Tamara Lobban-Jones:

Absolutely.  In writing your book, I know that you also reached out to your healthcare team and other experts as well to ask various questions and different things like that.  Do you feel like those conversations really helped you to know what the right questions are to ask? 

Andrea Hutton:

Absolutely.  I mean, the more, the more you reach out to whether it's your medical provider or your caregiver and sort of share what your concerns are the more willing those people are to engage with you.  They don't know what you need unless you ask for it, so it's important to sort of say, okay, I'm afraid of this side effect, or have you heard about this, or I read this online, you know, is this right or wrong information?

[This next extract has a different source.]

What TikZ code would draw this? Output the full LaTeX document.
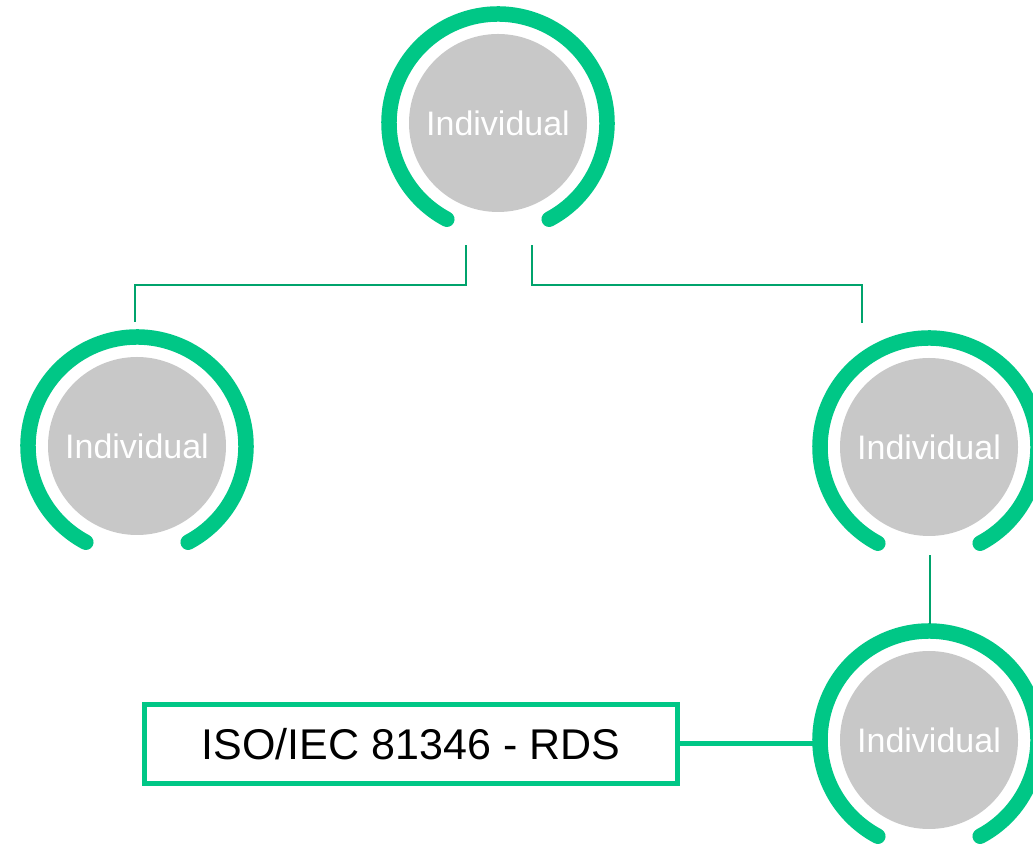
\documentclass[tikz,border=0pt]{standalone}
\usepackage{fontspec}
\setmainfont{Liberation Sans}
\usetikzlibrary{calc}
\definecolor{ringgreen}{RGB}{0,199,134}
\definecolor{linkgreen}{RGB}{0,163,108}
\definecolor{discgray}{RGB}{200,200,200}
\begin{document}
\begin{tikzpicture}[x=1pt,y=1pt,
  person/.style={circle,fill=discgray,minimum size=178pt,inner sep=0pt,
    text=white,font=\fontsize{34}{40}\selectfont},
  ring/.style={ringgreen,line width=15.5pt,line cap=round},
  link/.style={linkgreen,line width=2pt},
  joint/.style={ringgreen,line width=5pt},
  tag/.style={draw=ringgreen,line width=5pt,minimum width=533pt,
    minimum height=79pt,inner sep=0pt,font=\fontsize{43}{50}\selectfont}]
  \useasboundingbox (0,0) rectangle (1033,845);
  \clip (0,0) rectangle (1033,845);
  % individuals
  \node[person] (top) at (498,722) {Individual};
  \node[person] (left) at (137,399) {Individual};
  \node[person] (right) at (929,398) {Individual};
  \node[person] (bottom) at (929,105) {Individual};
  \foreach \n in {top,left,right,bottom}
    \draw[ring] (\n.center) ++(-62:109) arc[start angle=-62,end angle=242,radius=109];
  % reference designation
  \node[tag] (rds) at (411,101) {ISO/IEC 81346 - RDS};
  % links
  \draw[link] ($(top.south)+(-32,-33)$) -- ++(0,-40) -| ($(left.north)+(-2,35)$);
  \draw[link] ($(top.south)+(34,-33)$) -- ++(0,-40) -| ($(right.north)+(-67,35)$);
  \draw[link] ($(right.south)+(1,-19)$) -- ($(bottom.north)+(1,27)$);
  \draw[joint] (rds.east) -- ($(rds.east -| bottom.west)+(-27,0)$);
\end{tikzpicture}
\end{document}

So, yes, I think it's really important to feel comfortable reaching out to your medical team as well.  And if you're not comfortable with them, then it might be time to seek another medical opinion, because one of the most important things is to feel comfortable with your doctor.  And so if you feel that your doctor isn't taking the time to answer your questions or is rushing you through, then you need though say, okay, I need more time with you, I have some questions. And if they're not responsive, it might be time to get a second opinion. 

Tamara Lobban-Jones:

Sound advice.  Thank you so much, Andrea, for joining us today. 

Andrea Hutton:

Thank you for having me.  

Tamara Lobban-Jones:

Absolutely.  I'm Tamara Lobban-Jones, and thank you for joining us on Patient Power. 

Please remember the opinions expressed on Patient Power are not necessarily the views of our sponsors, contributors, partners or Patient Power. Our discussions are not a substitute for seeking medical advice or care from your own doctor. That’s how you’ll get care that’s most appropriate for you.